Published guidance from airlines and airport operators in recent months has encouraged passengers to build in extra buffer time when connecting through large hubs, especially during peak summer travel. The latest events at LAX underscore why such recommendations have become more pointed, as relatively small schedule swings can cascade into missed long-haul departures.

Travel-insurance providers and passenger-rights advocates have also highlighted the financial dimension, noting that rebookings, accommodation, and incidental costs can mount quickly.

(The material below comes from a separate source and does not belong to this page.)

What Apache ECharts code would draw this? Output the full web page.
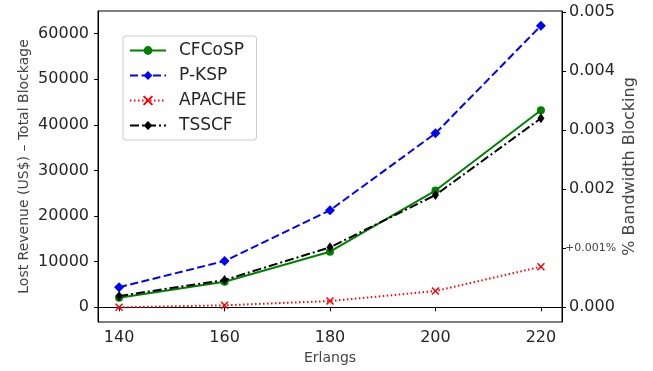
<!DOCTYPE html>
<html>
<head>
<meta charset="utf-8">
<script src="https://cdn.jsdelivr.net/npm/echarts@6/dist/echarts.min.js"></script>
<style>
  html, body { margin: 0; padding: 0; background: #fff; }
  #chart { width: 653px; height: 371px; }
</style>
</head>
<body>
<div id="chart"></div>
<script>
// erlang loads on the x axis
const erlangs = [140, 160, 180, 200, 220];

// lost revenue (US$) per algorithm
const cfcosp = [2100, 5600, 12200, 25600, 43200];
const pksp = [4400, 10150, 21270, 38150, 61750];
const apache = [0, 440, 1380, 3570, 8900];
const tsscf = [2480, 5990, 13150, 24630, 41450];

// tick labels
const leftTicks = [0, 10000, 20000, 30000, 40000, 50000, 60000];
const rightTicks = [0, 0.001, 0.002, 0.003, 0.004, 0.005];

const FONT = 'DejaVu Sans';
const TXT = '#262626';

const pairs = (ys) => erlangs.map((x, i) => [x, ys[i]]);

const chart = echarts.init(document.getElementById('chart'), null, { renderer: 'canvas' });

const option = {
  animation: false,
  backgroundColor: '#fff',
  textStyle: { fontFamily: FONT },
  grid: {
    left: 98, right: 91, top: 11, bottom: 49,
    outerBoundsMode: 'none',
    show: true, borderColor: '#000', borderWidth: 1
  },
  legend: {
    orient: 'vertical',
    left: 123, top: 36,
    padding: [6, 10, 6, 6],
    itemGap: 8,
    itemWidth: 36,
    itemHeight: 11,
    borderColor: '#ccc',
    borderWidth: 1,
    borderRadius: 3,
    backgroundColor: 'rgba(255,255,255,0.8)',
    textStyle: { fontFamily: FONT, fontSize: 17, color: TXT, padding: [0, 0, 0, 8] },
    data: ['CFCoSP', 'P-KSP', 'APACHE', 'TSSCF']
  },
  xAxis: {
    type: 'value',
    min: 136, max: 224,
    name: 'Erlangs',
    nameLocation: 'middle',
    nameGap: 28,
    nameTextStyle: { fontFamily: FONT, fontSize: 14, color: '#444' },
    axisLine: { show: true, lineStyle: { color: '#000', width: 1 } },
    axisTick: { show: true, length: 4, inside: false, customValues: erlangs, lineStyle: { color: '#000' } },
    axisLabel: { customValues: erlangs, fontFamily: FONT, fontSize: 16, color: TXT, margin: 8 },
    splitLine: { show: false }
  },
  yAxis: [
    {
      type: 'value',
      position: 'left',
      min: -3220, max: 64980,
      name: 'Lost Revenue (US$) \u2013 Total Blockage',
      nameLocation: 'middle',
      nameGap: 67,
      nameMoveOverlap: false,
      nameTextStyle: { fontFamily: FONT, fontSize: 14, color: '#444' },
      axisLine: { show: true, lineStyle: { color: '#000', width: 1 } },
      axisTick: { show: true, length: 4, customValues: leftTicks, lineStyle: { color: '#000' } },
      axisLabel: {
        customValues: leftTicks, fontFamily: FONT, fontSize: 16, color: TXT, margin: 9,
        formatter: (v) => String(Math.round(v))
      },
      splitLine: { show: false }
    },
    {
      type: 'value',
      position: 'right',
      min: -0.00025, max: 0.00502,
      name: '% Bandwidth Blocking',
      nameLocation: 'middle',
      nameRotate: 90,
      nameGap: 60,
      nameMoveOverlap: false,
      nameTextStyle: { fontFamily: FONT, fontSize: 16, color: '#444' },
      axisLine: { show: true, lineStyle: { color: '#000', width: 1 } },
      axisTick: { show: true, length: 4, customValues: rightTicks, lineStyle: { color: '#000' } },
      axisLabel: {
        customValues: rightTicks,
        fontFamily: FONT, fontSize: 16, color: TXT, margin: 7,
        formatter: (v) => Math.abs(v - 0.001) < 1e-9 ? '{s|+0.001%}' : v.toFixed(3),
        rich: { s: { fontFamily: FONT, fontSize: 11, color: '#444', padding: [0, 0, 0, -4] } }
      },
      splitLine: { show: false }
    }
  ],
  series: [
    {
      name: 'CFCoSP', type: 'line', yAxisIndex: 0,
      data: pairs(cfcosp),
      symbol: 'circle', symbolSize: 8,
      lineStyle: { color: '#008000', width: 2, type: 'solid' },
      itemStyle: { color: '#008000' },
      z: 4
    },
    {
      name: 'P-KSP', type: 'line', yAxisIndex: 0,
      data: pairs(pksp),
      symbol: 'diamond', symbolSize: [10, 10],
      lineStyle: { color: '#0000ff', width: 2, type: [8, 3.5] },
      itemStyle: { color: '#0000ff' },
      z: 3
    },
    {
      name: 'APACHE', type: 'line', yAxisIndex: 0,
      data: pairs(apache),
      symbol: 'path://M0,0L10,10M10,0L0,10', symbolSize: 7,
      lineStyle: { color: '#ff0000', width: 2, type: [1.5, 2.5] },
      itemStyle: { color: '#ff0000', borderColor: '#ff0000', borderWidth: 1.5 },
      z: 2
    },
    {
      name: 'TSSCF', type: 'line', yAxisIndex: 0,
      data: pairs(tsscf),
      symbol: 'diamond', symbolSize: [7, 10],
      lineStyle: { color: '#000', width: 2, type: [9, 3, 2, 3] },
      itemStyle: { color: '#000' },
      z: 5
    }
  ]
};

chart.setOption(option);
</script>
</body>
</html>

Policies vary considerably across airlines and jurisdictions, making it essential for passengers to review fare rules and coverage details when disruptions strike.

What Travelers Should Expect in the Coming Days

While the immediate wave of seven cancellations and about 100 delays at LAX may subside within a day, residual effects on aircraft positioning and crew availability can linger. Schedules in the following 24 to 48 hours often remain fragile as airlines work to reset rotations, ferry aircraft back to their intended routes, and bring crews back within legal duty limits.

Based on recent patterns across the U.S. network, travelers can expect continued pockets of disruption even after the worst of the meltdown has passed at the airport level. Delays on early-morning departures, particularly on routes operated by aircraft that were heavily affected during the peak of the disruption, are common.

Publicly available aviation dashboards and airline operational updates suggest that the broader U.S. system is likely to see elevated levels of delay throughout the peak summer period, due to the interplay of weather, infrastructure projects, and high seasonal demand. In that environment, LAX’s latest operational flare-up serves as another reminder that even limited local turbulence can reverberate throughout global travel.

Travel planners recommend that passengers monitor flight status closely in the hours before departure, remain prepared for gate and timing changes, and consider flexible itineraries where possible. For those connecting through Los Angeles in the near term, allowing extra time between flights and having contingency plans for missed connections may provide a critical margin of safety against further disruptions.